The standard dealer holdback is not the only form of financial assistance that manufacturers provide to dealers. There are many other types of holdbacks and dealer credits that may be available from specific manufacturers at various times, some of which consumers may hear about and others of which are never disclosed to the public. Each of these can have the effect of reducing the net cost of a vehicle to the dealer. They include:
- Advertising credits
- Flooring assistance
- Floor interest reserve
- Floor plan allowance
- Transfer balance
- Wholesale reserve
- Wholesale credits
Negotiate Using Incentives, Not Holdbacks
In addition, the dealer stands to reap further benefits if there is dealer cash that the manufacturer offers dealers on the car you are considering. In many instances, you can learn about dealer cash in Edmunds' Incentives and Rebates section. However, unless you know all of these other fees, establishing the dealer's true cost can be frustratingly elusive. This is why Edmunds.com established TMV pricing, which accurately reflects what others are paying by taking into account all of these fees. The Edmunds.com TMV price is an effective reference point in negotiating a fair deal.
In summary, holdback is nice to know, but is just one small piece of a complex puzzle.
Domestic manufacturers (Chrysler, Ford and General Motors) generally offer dealers a holdback equaling 3 percent of the total sticker price (MSRP) of the car. Foreign manufacturers (Honda, Toyota, Volkswagen, etc.) provide varying holdback amounts that are equal to a percentage of total MSRP, base MSRP, total invoice or base invoice, as indicated in the table below. Some manufacturers don't use holdbacks, as shown.
|Acura||2% of the Base MSRP|
|Buick||3% of the Total MSRP|
|Cadillac||3% of the Total MSRP|
|Chevrolet||3% of the Total MSRP|
|Chrysler||3% of the Total MSRP|
|Dodge||3% of the Total MSRP|
|FIAT||3% of the Total MSRP|
|Ford||3% of the Total MSRP|
|GMC||3% of the Total MSRP|
|Honda||2% of the Base MSRP|
|Hyundai||3% of the Total MSRP|
|Infiniti||1.5% of the Base MSRP|
|Jeep||3% of the Total MSRP|
|Kia||3% of the Base Invoice|
|Land Rover||No Holdback|
|Lexus||2% of the Base MSRP|
|Mazda||1% of the Base MSRP|
|Mercedes-Benz||1% of the Total MSRP|
|Mercury||3% of the Total MSRP|
|Mitsubishi||2% of the Base MSRP|
|Nissan||2.8% of the Total Invoice|
|Ram||3% of the Total MSRP|
|smart||3% of the Total MSRP|
|Subaru||2% of the Total MSRP (Amount may differ in Northeastern U.S.)|
|Toyota||2% of the Base MSRP|
|Volkswagen||2% of the Base MSRP|
|Volvo||1% of the Base MSRP|
When calculating holdback, use the following guidelines.

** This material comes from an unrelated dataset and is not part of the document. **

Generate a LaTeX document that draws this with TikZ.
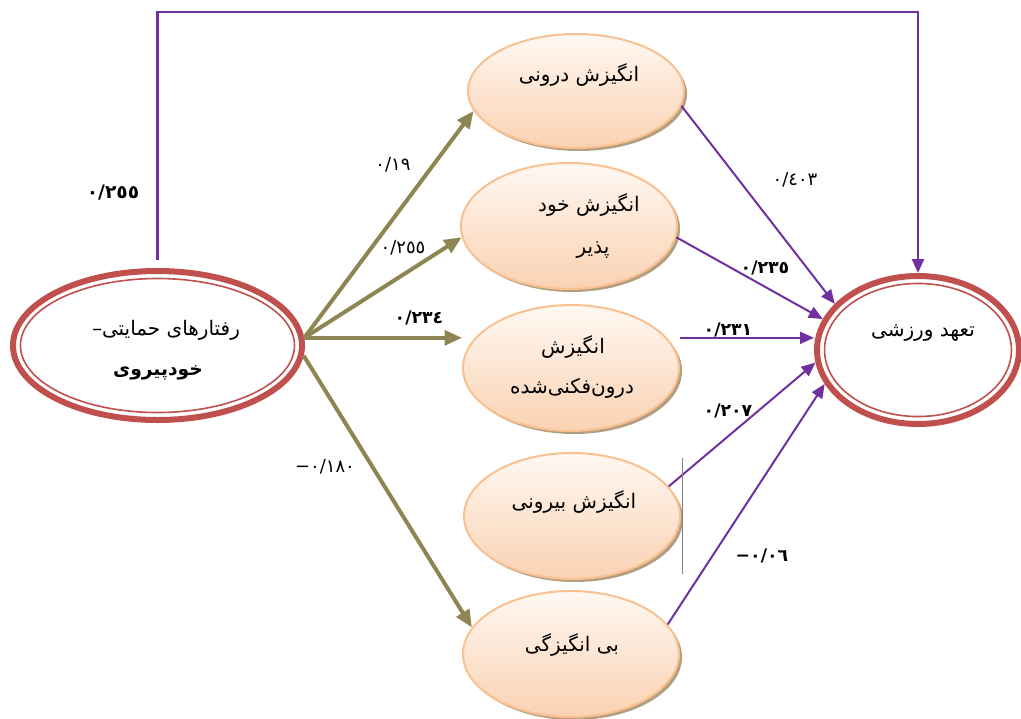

If a holdback is calculated from the:
- Total MSRP: Consumers must include the MSRP price of all options before figuring the holdback.
- Base MSRP: Consumers must figure the holdback before adding desired options.
- Total Invoice: Consumers must include the invoice price of all options before figuring the holdback.
- Base Invoice: Consumers must figure the holdback before adding desired options.